▶ _TASK REQUIREMENTS_: The required output is the block of lines from the line with "Reproduce this chart with matplotlib." to the line with "ax.text(5, 199, 'Model", endpoints included and pictures omitted.

▶ _SUPPLIED MATERIAL_:
################

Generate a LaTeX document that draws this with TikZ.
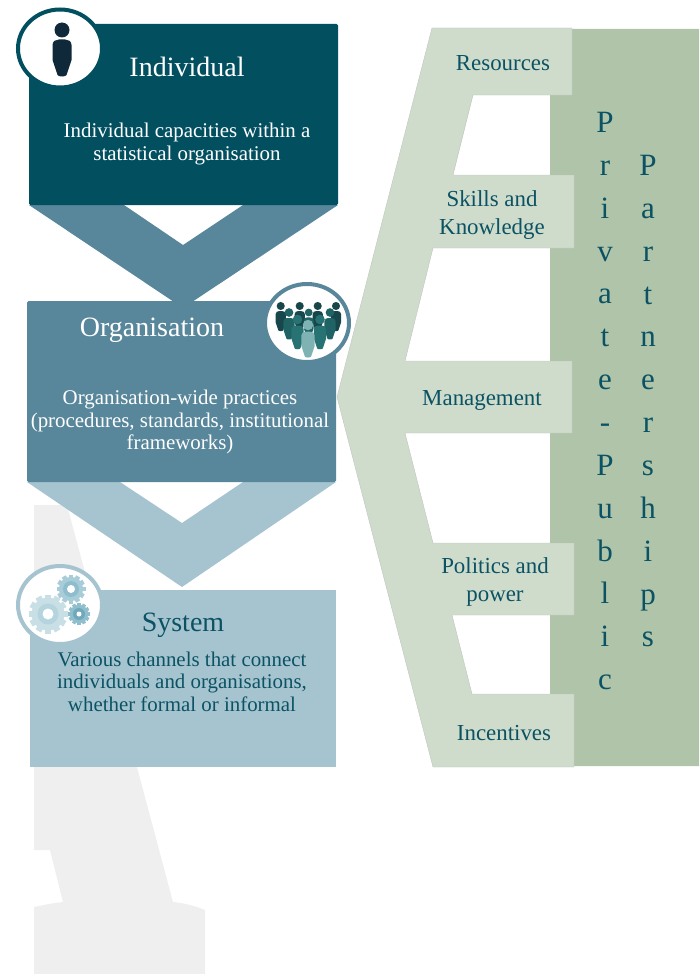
\documentclass[tikz,border=0pt]{standalone}
\usepackage{fontspec}
\usetikzlibrary{shapes.geometric}
\setmainfont{Liberation Serif}
\definecolor{cDark}{HTML}{024F60}
\definecolor{cMid}{HTML}{58879B}
\definecolor{cLight}{HTML}{A6C4CF}
\definecolor{cGrey}{HTML}{EFEFEF}
\definecolor{cSage}{HTML}{AFC4A9}
\definecolor{cPale}{HTML}{CFDCCC}
\definecolor{cEdge}{HTML}{BFC6BD}
\definecolor{cText}{HTML}{0B5364}
\definecolor{cBack}{HTML}{17474B}
\definecolor{cSecond}{HTML}{1F6365}
\definecolor{cFront}{HTML}{277273}
\definecolor{cCentre}{HTML}{7FB3B3}
\definecolor{cInk}{HTML}{10293A}
\definecolor{cGearA}{HTML}{A8CDD9}
\definecolor{cGearAr}{HTML}{8EBECD}
\definecolor{cGearB}{HTML}{C8DFE6}
\definecolor{cGearBr}{HTML}{B5D4DD}
\definecolor{cGearC}{HTML}{8FBECC}
\definecolor{cGearCr}{HTML}{6FA9BB}
\newcommand{\myperson}[4]{% x, y (head centre), scale, colour
  \begin{scope}[shift={(#1,#2)},scale=#3]
    \fill[#4] (0,0) circle (7.5);
    \fill[#4] (-9.5,15) .. controls (-9.5,11) and (-6,9.5) .. (-3,9.5) -- (3,9.5) .. controls (6,9.5) and (9.5,11) .. (9.5,15)
      -- (9.5,30) -- (4.5,45) .. controls (4,47) and (-4,47) .. (-4.5,45) -- (-9.5,30) -- cycle;
  \end{scope}}
\newcommand{\mygear}[7]{% x,y,outer r,inner r,hole r,body colour,ring colour
  \begin{scope}[shift={(#1,#2)}]
    \foreach \a in {0,30,...,330}
      \fill[#6,rotate=\a] (-0.16*#3,0) rectangle (0.16*#3,#3);
    \fill[#6] (0,0) circle (#3*0.84);
    \fill[#7] (0,0) circle (#4);
    \fill[white] (0,0) circle (#5);
  \end{scope}}
\newcommand{\lsize}[2]{\fontsize{#1}{#2}\selectfont}
\tikzset{
  x=1pt,y=-1pt,
  panel/.style={inner sep=0pt,outer sep=0pt,anchor=north west},
  label text/.style={inner sep=0pt,align=center,font=\lsize{20.9}{22.5}},
  side text/.style={inner sep=0pt,align=center,text=cText,font=\lsize{22.9}{28.5}},
  title text/.style={inner sep=0pt,font=\lsize{28}{30}},
  column text/.style={inner sep=0pt,align=center,anchor=north,text=cText,font=\lsize{31}{42.85}},
  badge/.style={ellipse,fill=white,line width=4pt,inner sep=0pt,minimum width=84pt,minimum height=78pt},
}
\begin{document}
\begin{tikzpicture}
\useasboundingbox (0,0) rectangle (699,974);
% faint grey background shape
\fill[cGrey] (34,505) -- (67,505) -- (173,902) .. controls (184,903) and (196,906) .. (205,910)
  -- (205,974) -- (34,974) -- (34,907) .. controls (43,905) and (53,903) .. (63,902)
  -- (50,850) -- (34,850) -- cycle;
% right-hand panel
\fill[cSage] (572,29) -- (699,29) -- (699,766) -- (574,766) -- (574,694) -- (550,694) -- (550,95) -- (572,95) -- cycle;
\filldraw[fill=cPale,draw=cEdge,line width=0.4pt]
  (432,28) -- (572,28) -- (572,95) -- (473,95) -- (453,175) -- (574,175) -- (574,248) -- (433,248)
  -- (405,361) -- (572,361) -- (572,433) -- (405,433) -- (433,543) -- (574,543) -- (574,615)
  -- (452,615) -- (472,694) -- (574,694) -- (574,767) -- (433,767) -- (337,397) -- cycle;
% chevrons
\fill[cMid] (29,205) -- (124,205) -- (183,245) -- (243,205) -- (338,205) -- (183,308) -- cycle;
\fill[cLight] (27,482) -- (120,482) -- (182,523) -- (243,482) -- (336,482) -- (182,587) -- cycle;
% boxes
\node[panel,fill=cDark,rounded corners=1.5pt,minimum width=309pt,minimum height=181pt] (individual) at (29,24) {};
\node[panel,fill=cMid,rounded corners=1.5pt,minimum width=309pt,minimum height=181pt] (organisation) at (27,301) {};
\node[panel,fill=cLight,minimum width=306pt,minimum height=177pt] (system) at (30,590) {};
% badges
\node[badge,draw=cDark] (badgeA) at (60,48.5) {};
\node[badge,draw=cMid] (badgeB) at (307,323) {};
\node[badge,draw=cLight] (badgeC) at (60,605) {};
% icons
\myperson{62}{30}{1}{cInk}
\foreach \px in {280.7,299.7,317.7,336} {\myperson{\px}{306}{0.54}{cBack}}
\foreach \px in {289,330} {\myperson{\px}{312.5}{0.58}{cSecond}}
\myperson{308.7}{312.5}{0.52}{cSecond}
\foreach \px in {297.5,320} {\myperson{\px}{319.5}{0.64}{cFront}}
\myperson{308}{325}{0.7}{cCentre}
\mygear{71}{589}{14.5}{8}{4}{cGearA}{cGearAr}
\mygear{48}{614}{19.5}{10.5}{5.5}{cGearB}{cGearBr}
\mygear{79}{614}{11}{6}{2.5}{cGearC}{cGearCr}
% texts
\node[title text,text=white] (t1) at (187,67) {Individual};
\node[label text,text=white] (b1) at (187,144) {Individual capacities within a\\statistical organisation};
\node[title text,text=white] (t2) at (152,330) {Organisation};
\node[label text,text=white] (b2) at (180,422) {Organisation-wide practices\\(procedures, standards, institutional\\frameworks)};
\node[title text,text=cText] (t3) at (183,625.5) {System};
\node[label text,text=cText] (b3) at (182,681.5) {Various channels that connect\\individuals and organisations,\\whether formal or informal};
\node[side text] (s1) at (503,63.5) {Resources};
\node[side text] (s2) at (492,215) {Skills and\\Knowledge};
\node[side text] (s3) at (482,400) {Management};
\node[side text] (s4) at (495,582) {Politics and\\power};
\node[side text] (s5) at (504,733) {Incentives};
\node[column text] (c1) at (605,112) {P\\r\\i\\v\\a\\t\\e\\-\\P\\u\\b\\l\\i\\c};
\node[column text] (c2) at (648,155) {P\\a\\r\\t\\n\\e\\r\\s\\h\\i\\p\\s};
\end{tikzpicture}
\end{document}
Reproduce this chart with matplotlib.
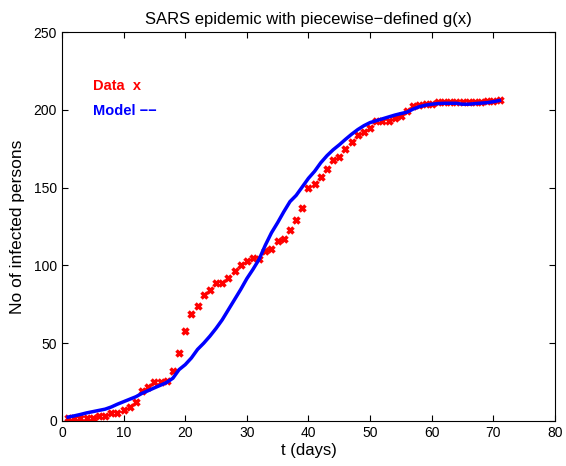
import matplotlib.pyplot as plt
import numpy as np

plt.rcParams['font.family'] = ['Liberation Sans', 'DejaVu Sans']

# observed cumulative infections, one per day
days = np.arange(1, 72)
data = [2, 2, 2, 2, 2, 3, 3, 5, 5, 7,
        9, 12, 19, 22, 25, 25, 26, 32, 44, 58,
        69, 74, 81, 84, 88.5, 89, 92, 96.5, 100.5, 103,
        104.5, 104, 109, 110.5, 115.5, 117, 123, 129, 137, 149.5,
        152, 157, 162, 167.5, 169.5, 174.5, 179, 183.5, 186, 188,
        193, 192.5, 192.5, 194.5, 196, 199, 202.5, 203, 204, 204,
        205, 205, 205, 205, 205, 205, 205, 205, 205.5, 205.5,
        206]

# model curve
model = [2.5, 3.3, 4.2, 5.2, 6, 6.8, 7.6, 9, 10.8, 12.4,
         14, 15.6, 17.8, 19.5, 21.3, 23, 24.8, 27.5, 33, 36.2,
         40.5, 46, 50, 54.5, 59.5, 65, 71.5, 78, 84.5, 91.5,
         97.5, 104, 113, 121, 127.5, 134.5, 141, 145, 150.5, 156,
         160.5, 166, 170.5, 174.3, 177.5, 181, 184.3, 187.3, 189.8, 191.8,
         193, 194.2, 195.4, 196.6, 197.6, 198.5, 200.5, 202, 203, 203.6,
         204, 204.2, 204.2, 204.2, 203.6, 203.6, 204, 204.3, 204.6, 205.2,
         206]

fig = plt.figure(figsize=(5.66, 4.66), dpi=100)
ax = fig.add_axes([0.1095, 0.0966, 0.871, 0.8347])

ax.plot(days, data, 'x', color='red', markersize=5, markeredgewidth=2.5)
ax.plot(days, model, '-', color='blue', linewidth=2.5)

ax.text(5, 215, 'Data  x', color='red', fontweight='bold', fontsize=10.5, va='center')
ax.text(5, 199, 'Model \u2212\u2212', color='blue', fontweight='bold', fontsize=10.5, va='center')

ax.set_xlim(0, 80)
ax.set_ylim(0, 250)
ax.set_xticks(np.arange(0, 81, 10))
ax.set_yticks(np.arange(0, 251, 50))
ax.tick_params(direction='in', top=True, right=True, labelsize=10, length=4)
ax.set_xlabel('t (days)', fontsize=12, labelpad=2)
ax.set_ylabel('No of infected persons', fontsize=12.5, labelpad=6)
ax.set_title('SARS epidemic with piecewise\u2212defined g(x)', fontsize=12, pad=6)

fig.savefig('out.png', dpi=100)
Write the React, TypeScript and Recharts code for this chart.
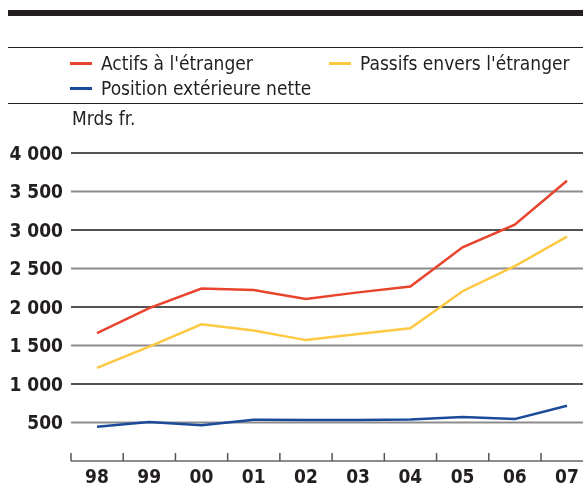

################

▶ _RESULT BELOW_:
Reproduce this chart with matplotlib.
import matplotlib.pyplot as plt
import numpy as np

plt.rcParams['font.family'] = ['Liberation Sans', 'DejaVu Sans']

# observed cumulative infections, one per day
days = np.arange(1, 72)
data = [2, 2, 2, 2, 2, 3, 3, 5, 5, 7,
        9, 12, 19, 22, 25, 25, 26, 32, 44, 58,
        69, 74, 81, 84, 88.5, 89, 92, 96.5, 100.5, 103,
        104.5, 104, 109, 110.5, 115.5, 117, 123, 129, 137, 149.5,
        152, 157, 162, 167.5, 169.5, 174.5, 179, 183.5, 186, 188,
        193, 192.5, 192.5, 194.5, 196, 199, 202.5, 203, 204, 204,
        205, 205, 205, 205, 205, 205, 205, 205, 205.5, 205.5,
        206]

# model curve
model = [2.5, 3.3, 4.2, 5.2, 6, 6.8, 7.6, 9, 10.8, 12.4,
         14, 15.6, 17.8, 19.5, 21.3, 23, 24.8, 27.5, 33, 36.2,
         40.5, 46, 50, 54.5, 59.5, 65, 71.5, 78, 84.5, 91.5,
         97.5, 104, 113, 121, 127.5, 134.5, 141, 145, 150.5, 156,
         160.5, 166, 170.5, 174.3, 177.5, 181, 184.3, 187.3, 189.8, 191.8,
         193, 194.2, 195.4, 196.6, 197.6, 198.5, 200.5, 202, 203, 203.6,
         204, 204.2, 204.2, 204.2, 203.6, 203.6, 204, 204.3, 204.6, 205.2,
         206]

fig = plt.figure(figsize=(5.66, 4.66), dpi=100)
ax = fig.add_axes([0.1095, 0.0966, 0.871, 0.8347])

ax.plot(days, data, 'x', color='red', markersize=5, markeredgewidth=2.5)
ax.plot(days, model, '-', color='blue', linewidth=2.5)

ax.text(5, 215, 'Data  x', color='red', fontweight='bold', fontsize=10.5, va='center')
ax.text(5, 199, 'Model \u2212\u2212', color='blue', fontweight='bold', fontsize=10.5, va='center')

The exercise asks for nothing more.